If you’ve seen the movie, The Help, or read the book, you may recall that Skeeter, the main character, is thrilled to land a job at The Jackson Journal, writing a homemaker’s tip column. She couldn’t have been any more beside herself than Sara must have been when the real Jackson newspaper accepted her offer to write local stories, or “stringing” as it’s known in journalism. And it must have taken a world of courage to type up that letter, altogether unsolicited, stamp it and mail it and then wait for the postman to bring the reply. What in the world did Sara tell the Hedermans to make them think this young mother would have anything to offer? And why didn’t she try for a job with the Greenwood Commonwealth or The Morning Star first? Maybe she did, and just never told any of us that they turned her down.
What we do know is that this tentative beginning with a short story about a new nursing home would lead to much, much bigger things. Sara saved every story she ever wrote, and looking through her scrapbooks, you can surmise that some days in the 1950s there was absolutely not one iota of news in Greenwood, Mississippi. So she’d wander up to Sumner to do a piece on its progressive city administration or line up some children along Lewis Lake with fishing poles or pull together a little puff piece on an outstanding student. She could never imagine that within ten years her byline would be front and center in a much more prestigious newspaper and the eyes of the world would be on her hometown. Sara had a lot of Skeeter in her, or maybe it was the other way around. Kathryn Stockett, please take note.

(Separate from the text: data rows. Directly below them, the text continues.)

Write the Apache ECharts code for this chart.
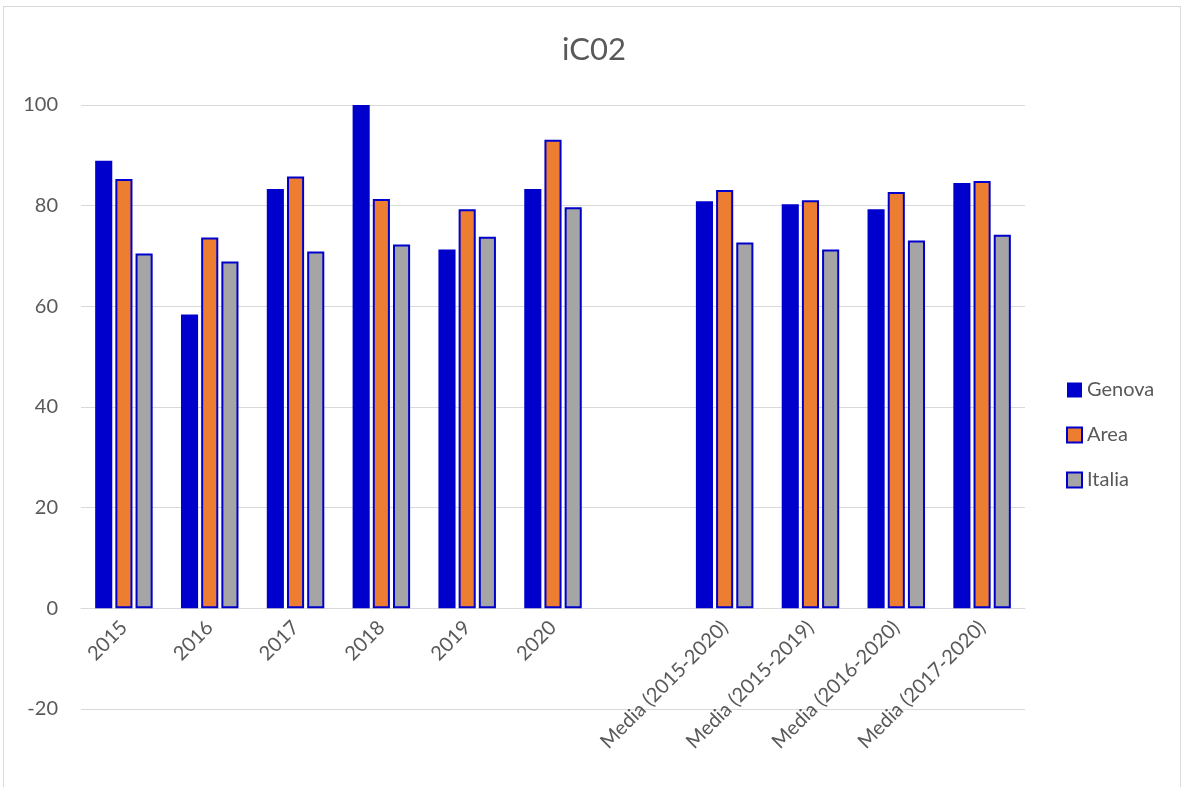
<!DOCTYPE html>
<html><head><meta charset="utf-8">
<script src="https://cdn.jsdelivr.net/npm/echarts@6/dist/echarts.min.js"></script>
<style>
html,body{margin:0;padding:0;background:#fff;overflow:hidden}
#frame{position:absolute;left:3px;top:6px;width:1178px;height:800px;border:1px solid #d9d9d9;box-sizing:border-box}
#c{position:absolute;left:0;top:0;width:1188px;height:787px}
</style></head>
<body>
<div id="frame"></div>
<div id="c"></div>
<script>
const categories = ['2015','2016','2017','2018','2019','2020','','Media (2015-2020)','Media (2015-2019)','Media (2016-2020)','Media (2017-2020)'];
const genova = [88.9, 58.4, 83.3, 100.0, 71.3, 83.3, null, 80.9, 80.3, 79.3, 84.5];
const area   = [85.3, 73.7, 85.8, 81.3, 79.3, 93.1, null, 83.1, 81.1, 82.7, 84.9];
const italia = [70.5, 68.9, 70.9, 72.3, 73.8, 79.7, null, 72.7, 71.3, 73.1, 74.2];
const yTicks = {min: -20, max: 100, interval: 20};

const font = 'Lato, "Open Sans", sans-serif';
const gridTop = 105, gridBottom = 78, H = 787;
const plotH = H - gridTop - gridBottom;
const zeroOffset = -plotH * (0 - yTicks.min) / (yTicks.max - yTicks.min);

const chart = echarts.init(document.getElementById('c'), null, {renderer: 'canvas'});
chart.setOption({
  animation: false,
  title: {text: 'iC02', left: 'center', top: 29, textStyle: {fontFamily: font, fontSize: 31, fontWeight: 'normal', color: '#595959'}},
  grid: {left: 81, right: 163, top: gridTop, bottom: gridBottom, containLabel: false, outerBoundsMode: 'none'},
  legend: {
    orient: 'vertical', left: 1061, top: 375, itemGap: 25, itemWidth: 15, itemHeight: 15,
    icon: 'rect',
    textStyle: {fontFamily: font, fontSize: 20, color: '#595959', padding: [0,0,0,0]},
    data: ['Genova','Area','Italia']
  },
  xAxis: {
    type: 'category', data: categories, position: 'bottom', offset: zeroOffset,
    axisLine: {onZero: false, lineStyle: {color: '#d9d9d9', width: 1}},
    axisTick: {show: false},
    axisLabel: {rotate: 45, interval: 0, fontFamily: font, fontSize: 20, color: '#595959', margin: 16}
  },
  yAxis: {
    type: 'value', min: yTicks.min, max: yTicks.max, interval: yTicks.interval,
    axisLine: {show: false}, axisTick: {show: false},
    axisLabel: {fontFamily: font, fontSize: 20, color: '#595959', margin: 23},
    splitLine: {lineStyle: {color: '#d9d9d9', width: 1}}
  },
  series: [
    {name: 'Genova', type: 'bar', data: genova, barGap: '18%', barCategoryGap: '33%',
     itemStyle: {color: '#0000CC', borderColor: '#0000CC', borderWidth: 0}},
    {name: 'Area', type: 'bar', data: area,
     itemStyle: {color: '#ED7D31', borderColor: '#0000CC', borderWidth: 2}},
    {name: 'Italia', type: 'bar', data: italia,
     itemStyle: {color: '#A5A5A5', borderColor: '#0000CC', borderWidth: 2}}
  ]
});
</script>
</body></html>
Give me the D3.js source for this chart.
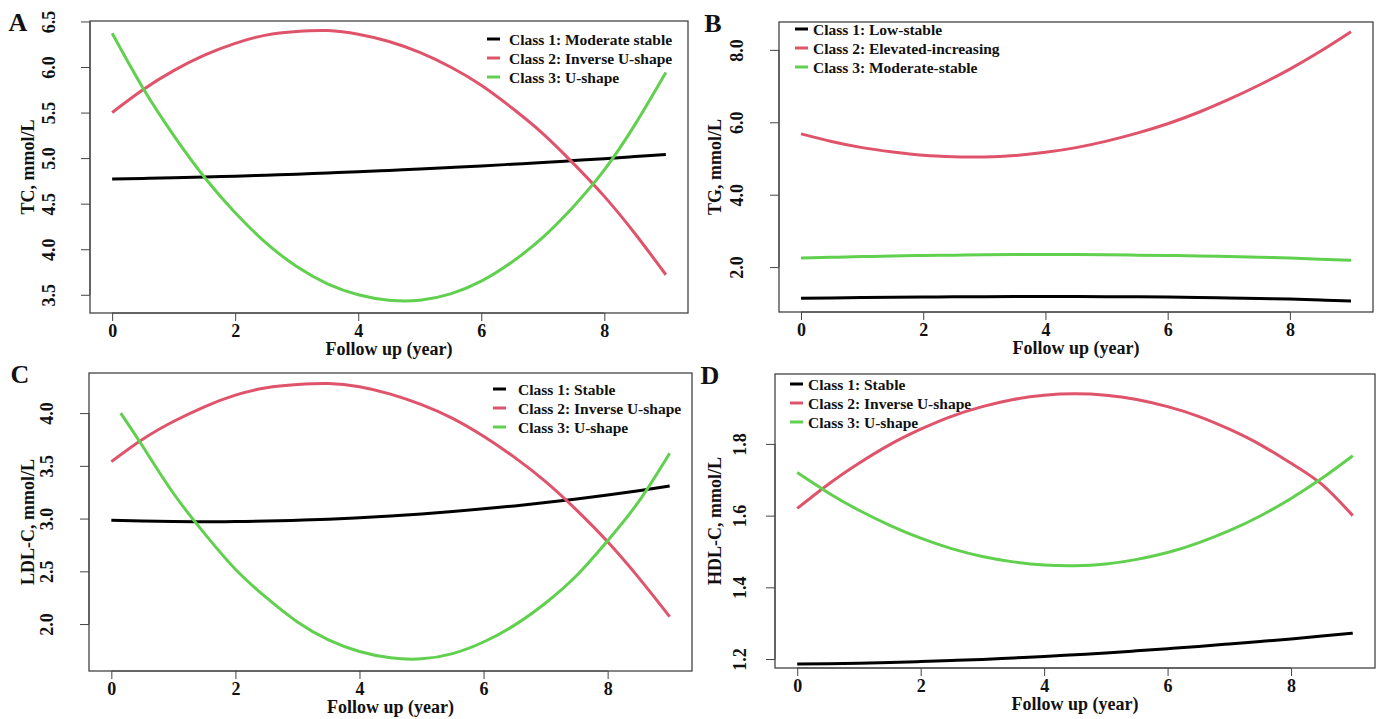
<html>
<head>
<script src="https://d3js.org/d3.v7.min.js"></script>
<style>
  body { margin: 0; background: #fff; }
  svg text { font-family: "Liberation Serif", "Times New Roman", serif; font-weight: bold; fill: #111; }
</style>
</head>
<body>
<div id="chart"></div>
<script>
// follow-up time points (years)
var years = [0, 0.5, 1, 1.5, 2, 2.5, 3, 3.5, 4, 4.5, 5, 5.5, 6, 6.5, 7, 7.5, 8, 8.5, 9];
var yearsLdlU = [0.15, 0.5, 1, 1.5, 2, 2.5, 3, 3.5, 4, 4.5, 5, 5.5, 6, 6.5, 7, 7.5, 8, 8.5, 9];
var xTicks = [0, 2, 4, 6, 8];

// A: TC
var tcStable  = [4.770, 4.777, 4.784, 4.793, 4.802, 4.813, 4.824, 4.837, 4.850, 4.865, 4.880, 4.897, 4.914, 4.933, 4.952, 4.973, 4.994, 5.017, 5.040];
var tcInverse = [5.50, 5.75, 5.96, 6.13, 6.26, 6.35, 6.39, 6.40, 6.36, 6.28, 6.16, 6.00, 5.80, 5.55, 5.27, 4.94, 4.58, 4.17, 3.72];
var tcU       = [6.37, 5.77, 5.25, 4.79, 4.40, 4.07, 3.81, 3.62, 3.50, 3.44, 3.44, 3.51, 3.65, 3.86, 4.13, 4.47, 4.87, 5.37, 5.94];
var tcTicks = [3.5, 4.0, 4.5, 5.0, 5.5, 6.0, 6.5];

// B: TG
var tgLow      = [1.140, 1.150, 1.159, 1.167, 1.174, 1.180, 1.184, 1.187, 1.188, 1.187, 1.184, 1.179, 1.172, 1.162, 1.150, 1.135, 1.117, 1.092, 1.062];
var tgElevated = [5.68, 5.47, 5.30, 5.18, 5.09, 5.05, 5.04, 5.08, 5.17, 5.30, 5.48, 5.70, 5.96, 6.27, 6.63, 7.03, 7.47, 7.96, 8.50];
var tgModerate = [2.25, 2.27, 2.29, 2.31, 2.32, 2.33, 2.34, 2.35, 2.35, 2.35, 2.34, 2.33, 2.32, 2.31, 2.29, 2.27, 2.25, 2.22, 2.19];
var tgTicks = [2, 4, 6, 8];

// C: LDL-C
var ldlStable  = [2.983, 2.976, 2.972, 2.970, 2.972, 2.976, 2.984, 2.994, 3.008, 3.024, 3.044, 3.066, 3.092, 3.120, 3.152, 3.186, 3.224, 3.264, 3.308];
var ldlInverse = [3.54, 3.75, 3.92, 4.06, 4.17, 4.24, 4.27, 4.28, 4.25, 4.18, 4.08, 3.95, 3.78, 3.58, 3.35, 3.08, 2.78, 2.44, 2.07];
var ldlU       = [4.00, 3.69, 3.24, 2.86, 2.52, 2.25, 2.02, 1.85, 1.74, 1.68, 1.67, 1.72, 1.83, 1.99, 2.20, 2.46, 2.79, 3.16, 3.62];
var ldlTicks = [2.0, 2.5, 3.0, 3.5, 4.0];

// D: HDL-C
var hdlStable  = [1.186, 1.187, 1.188, 1.190, 1.193, 1.196, 1.199, 1.203, 1.207, 1.212, 1.217, 1.223, 1.229, 1.235, 1.242, 1.249, 1.256, 1.264, 1.272];
var hdlInverse = [1.620, 1.687, 1.746, 1.798, 1.841, 1.877, 1.904, 1.924, 1.936, 1.940, 1.936, 1.924, 1.904, 1.877, 1.841, 1.798, 1.746, 1.687, 1.600];
var hdlU       = [1.720, 1.664, 1.615, 1.573, 1.537, 1.508, 1.486, 1.471, 1.462, 1.460, 1.465, 1.478, 1.497, 1.524, 1.558, 1.599, 1.648, 1.704, 1.767];
var hdlTicks = [1.2, 1.4, 1.6, 1.8];

var colors = ["#000000", "#DF536B", "#61D04F"];

var panels = [
  { letter: "A", ylab: "TC, mmol/L", box: [90, 21, 688, 313], ydom: [3.30, 6.505], yticks: tcTicks,
    series: [[years, tcStable], [years, tcInverse], [years, tcU]],
    legend: ["Class 1: Moderate stable", "Class 2: Inverse U-shape", "Class 3: U-shape"],
    leg: [487, 509, 39], letterX: 18, tickX: 49, titleX: 28 },
  { letter: "B", ylab: "TG, mmol/L", box: [779, 22, 1373, 312], ydom: [0.76, 8.77], yticks: tgTicks,
    series: [[years, tgLow], [years, tgElevated], [years, tgModerate]],
    legend: ["Class 1: Low-stable", "Class 2: Elevated-increasing", "Class 3: Moderate-stable"],
    leg: [795, 813, 29], letterX: 713, tickX: 737, titleX: 715 },
  { letter: "C", ylab: "LDL-C, mmol/L", box: [89, 373, 692, 671], ydom: [1.555, 4.38], yticks: ldlTicks,
    series: [[years, ldlStable], [years, ldlInverse], [yearsLdlU, ldlU]],
    legend: ["Class 1: Stable", "Class 2: Inverse U-shape", "Class 3: U-shape"],
    leg: [493, 518, 389], letterX: 20, tickX: 47, titleX: 28 },
  { letter: "D", ylab: "HDL-C, mmol/L", box: [775, 374, 1375, 668], ydom: [1.175, 1.995], yticks: hdlTicks,
    series: [[years, hdlStable], [years, hdlInverse], [years, hdlU]],
    legend: ["Class 1: Stable", "Class 2: Inverse U-shape", "Class 3: U-shape"],
    leg: [790, 808, 384], letterX: 710, tickX: 740, titleX: 715 }
];

var svg = d3.select("#chart").append("svg")
  .attr("width", 1379)
  .attr("height", 719);

panels.forEach(function(p) {
  var x0 = p.box[0], y0 = p.box[1], x1 = p.box[2], y1 = p.box[3];
  var x = d3.scaleLinear().domain([-0.36, 9.36]).range([x0, x1]);
  var y = d3.scaleLinear().domain(p.ydom).range([y1, y0]);
  var g = svg.append("g");

  // curves
  var line = d3.line().curve(d3.curveNatural)
    .x(function(d) { return x(d[0]); })
    .y(function(d) { return y(d[1]); });
  p.series.forEach(function(s, i) {
    var pts = s[0].map(function(t, k) { return [t, s[1][k]]; });
    g.append("path").datum(pts)
      .attr("d", line)
      .attr("fill", "none")
      .attr("stroke", colors[i])
      .attr("stroke-width", 3);
  });

  // box
  g.append("rect")
    .attr("x", x0).attr("y", y0)
    .attr("width", x1 - x0).attr("height", y1 - y0)
    .attr("fill", "none").attr("stroke", "#444").attr("stroke-width", 1.3);

  // x axis
  var xa = g.append("g").attr("transform", "translate(0," + y1 + ")")
    .call(d3.axisBottom(x).tickValues(xTicks).tickSize(8).tickPadding(3).tickFormat(d3.format("d")));
  xa.select(".domain").attr("d", "M" + x(0) + ",0H" + x(8)).attr("stroke", "#444");
  xa.selectAll(".tick line").attr("stroke", "#444");
  xa.selectAll("text").style("font-size", "18px").attr("fill", "#111");

  g.append("text")
    .attr("x", (x0 + x1) / 2).attr("y", y1 + 42)
    .attr("text-anchor", "middle")
    .style("font-size", "18px")
    .text("Follow up (year)");

  // y axis
  var ya = g.append("g").attr("transform", "translate(" + x0 + ",0)")
    .call(d3.axisLeft(y).tickValues(p.yticks).tickSize(9).tickFormat(d3.format(".1f")));
  ya.select(".domain").attr("d", "M0," + y(p.yticks[0]) + "V" + y(p.yticks[p.yticks.length - 1])).attr("stroke", "#444");
  ya.selectAll(".tick line").attr("stroke", "#444");
  ya.selectAll("text")
    .attr("x", null).attr("dy", null)
    .attr("transform", function() { return "translate(" + (p.tickX - x0) + ",0) rotate(-90)"; })
    .attr("text-anchor", "middle")
    .attr("dominant-baseline", "central")
    .style("font-size", "18px").attr("fill", "#111");

  g.append("text")
    .attr("transform", "translate(" + p.titleX + "," + ((y0 + y1) / 2) + ") rotate(-90)")
    .attr("text-anchor", "middle")
    .attr("dominant-baseline", "central")
    .style("font-size", "18px")
    .text(p.ylab);

  // panel letter
  g.append("text")
    .attr("x", p.letterX).attr("y", y0 + 10)
    .attr("text-anchor", "middle")
    .style("font-size", "26px")
    .text(p.letter);

  // legend
  p.legend.forEach(function(lab, i) {
    var ly = p.leg[2] + i * 19;
    g.append("line")
      .attr("x1", p.leg[0]).attr("x2", p.leg[0] + 13)
      .attr("y1", ly).attr("y2", ly)
      .attr("stroke", colors[i]).attr("stroke-width", 3);
    g.append("text")
      .attr("x", p.leg[1]).attr("y", ly)
      .attr("dominant-baseline", "central")
      .style("font-size", "15.5px")
      .text(lab);
  });
});
</script>
</body>
</html>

The Doyle family was legendary in our house, reminders of those hot, happy days of early parenthood and struggle. Sara never stopped missing them, and would reminisce about those years every time that small house at 500 East Adams changed hands. I knew it through playmates like Ann Lawrence and Becky Toomey, and there have been many owners since then. It’s for sale yet again, and I wonder if there is such a thing as envy among houses. On that southeast corner of Adams and Liddell, dozens of families have come and gone and the Doyles are just a dim memory, a note in a dusty chancery clerk ledger from six decades ago. Catty-corner is Russell and Sara’s home, now the Warren house, its walls having sheltered only two families in more than sixty years. If I were a house, that’s the house I’d want to be.
I always loved that house, too! Memories of birthday parties…
BTW, your mom took a picture of Torrey Hughes and me at the end of first grade and put it in the Commercial Appeal. We were cleaning out our cubbies. Somewhere in a box around here is a scrapbook that contains that picture. Guess that was my first exposure to fame! LOL!!!!
She gave a lot of Greenwood kids their first newspaper exposure, and Little Red was a good source of material. Wish that old school was still there. I’ve got several boxes of negatives that may include the picture of you and Torrey, and someday I’ll get around to looking through them.